Monday, May 31, 2010

Miss Information has a terrifying glimpse of the future

Miss Information is now librarianized with the papers to prove it although she’s still toiling away in what the library world so generously describes as a “subprofessional” capacity. Last week she began to wonder why she upgraded at all. Subprofessional has its benefits—mainly that one does not have to waste time dealing with idiot complaints.

On Friday one of the actual librarians had to deal with the woman who was angry that the gardener wasn’t watering the plants properly. Another woman complained bitterly that the man who checked out her books didn’t smile. A third woman complained that the first woman had pushed her.

Fortunately in her subprofessional role, Miss Information didn’t have to solve any of these earth-shakingly important problems. Some days she wishes she had studied to be a kindergarten teacher instead of a librarian.
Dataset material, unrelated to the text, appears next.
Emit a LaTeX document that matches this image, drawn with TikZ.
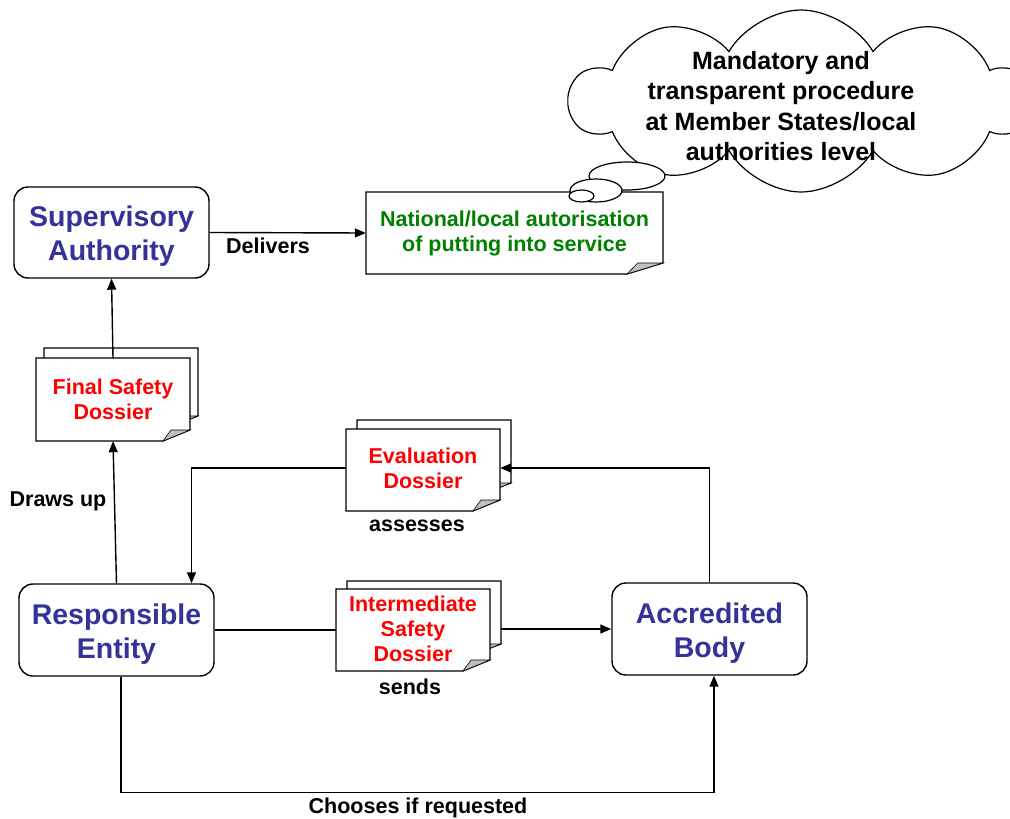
\documentclass[tikz,border=0pt]{standalone}
\usepackage{fontspec}
\setmainfont{Liberation Sans}
\usetikzlibrary{arrows.meta,shapes.symbols}

\definecolor{boxblue}{RGB}{51,51,153}
\definecolor{docred}{RGB}{255,0,0}
\definecolor{docgreen}{RGB}{0,128,0}

% extra room above the first line of an actor's name
\newcommand\actorpad{\rule{0pt}{28pt}}

\tikzset{
  actor/.style={draw, line width=1.4pt, rounded corners=14pt, fill=white,
    text=boxblue, align=center, font=\bfseries\fontsize{28.5}{34}\selectfont},
  doctext/.style={align=center, inner sep=0pt, text=docred,
    font=\bfseries\fontsize{21.5}{25}\selectfont},
  lbl/.style={font=\bfseries\fontsize{21.5}{25}\selectfont},
  sheetline/.style={line width=1.2pt, fill=white},
  curlflap/.style={line width=0.6pt, fill=black!25},
  link/.style={line width=1.4pt},
  arr/.style={link, -{Triangle[length=11pt,width=9pt]}},
}

% one sheet of paper with a curled bottom-right corner:
% left, top, right, bottom, curl width, curl height
\newcommand\papersheet[6]{%
  \draw[sheetline] (#1,#2) -- (#3,#2) -- (#3,#4-#6) -- (#3-#5,#4) -- (#1,#4) -- cycle;
  \filldraw[curlflap] (#3-#5,#4) .. controls (#3-0.85*#5,#4-0.5*#6) and (#3-0.75*#5,#4-0.85*#6) .. (#3-0.7*#5,#4-#6) -- (#3,#4-#6) -- cycle;
}

\begin{document}
\begin{tikzpicture}[x=1pt, y=-1pt]
  \useasboundingbox (0,0) rectangle (1010,819);

  % ---- actors ----
  \node[actor, minimum width=195pt, minimum height=91pt] (sa) at (111.5,232.5) {\actorpad Supervisory\\Authority};
  \node[actor, minimum width=195pt, minimum height=92pt] (re) at (116.5,630) {\actorpad Responsible\\Entity};
  \node[actor, minimum width=195pt, minimum height=92pt] (ab) at (709.5,629) {\actorpad Accredited\\Body};

  % ---- dossiers ----
  \papersheet{44}{348}{198}{426}{26}{10}
  \papersheet{36}{358}{190}{441}{27}{11}
  \node[doctext, minimum width=154pt, minimum height=83pt] (fsd) at (113,399.5) {Final Safety\\Dossier};

  \papersheet{357}{420}{511}{493}{26}{10}
  \papersheet{346}{429}{500}{511}{27}{11}
  \node[doctext, minimum width=154pt, minimum height=82pt] (ed) at (423,468) {Evaluation\\Dossier};

  \papersheet{347}{581}{501}{654}{26}{10}
  \papersheet{336}{589}{490}{671}{27}{11}
  \node[doctext, minimum width=154pt, minimum height=82pt] (isd) at (413,629) {Intermediate\\Safety\\Dossier};

  \papersheet{366}{192}{663}{274}{36}{11}
  \node[doctext, text=docgreen, minimum width=297pt, minimum height=82pt] (nat) at (514.5,233) {National/local autorisation\\of putting into service};

  % ---- thought cloud ----
  \node[cloud, draw, line width=1.2pt, fill=white, cloud puffs=10, cloud puff arc=120,
        cloud ignores aspect, inner sep=0pt, outer sep=0pt,
        minimum width=462pt, minimum height=182pt] (cl) at (801,101) {};
  \node[align=center, font=\bfseries\fontsize{25}{30.5}\selectfont] (cltext) at (781,106)
    {Mandatory and\\transparent procedure\\at Member States/local\\authorities level};
  \draw[line width=1.2pt, fill=white] (627,176) ellipse [x radius=38pt, y radius=14pt];
  \draw[line width=1.2pt, fill=white] (596,190.5) ellipse [x radius=26pt, y radius=11.5pt];
  \draw[line width=1.2pt, fill=white] (581.5,196) ellipse [x radius=12.5pt, y radius=6pt];

  % ---- connectors ----
  \draw[arr] (sa.east) -- (nat.west);
  \draw[arr] (fsd.north) -- (sa.south);
  \draw[arr] (re.north) -- (fsd.south);
  \draw[arr] (ab.north) |- (ed.east);
  \draw[arr] (ed.west) -| ([xshift=75pt]re.north);
  \draw[link] (re.east) -- (re.east -| isd.west);
  \draw[arr] ([xshift=11pt]isd.east) -- (ab.west);
  \draw[arr] ([xshift=4.5pt]re.south) -- ++(0,116) -| ([xshift=4.5pt]ab.south);

  % ---- connector labels ----
  \node[lbl] (l-deliv) at (268,246) {Delivers};
  \node[lbl] (l-draws) at (58,501) {Draws up};
  \node[lbl] (l-assess) at (417,526) {assesses};
  \node[lbl] (l-sends) at (410,687) {sends};
  \node[lbl] (l-choose) at (418,808) {Chooses if requested};
\end{tikzpicture}
\end{document}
At 9:10 PM, Anonymous soos said...

Smile, indeed.

I've been asked to stop the commode running in the men's room. And asked what that buzzing was behind the wall. Both by the same fellow who bathes in the park restroom!

At 12:58 PM, Blogger Sunny @ the Library said...

Miss Information has discovered why I haven't gone to graduate school, yet.

At 3:16 PM, Blogger Mid-Missourah said...

Forward has all the best, and all the strange. This is new way of look of @ work. All is good!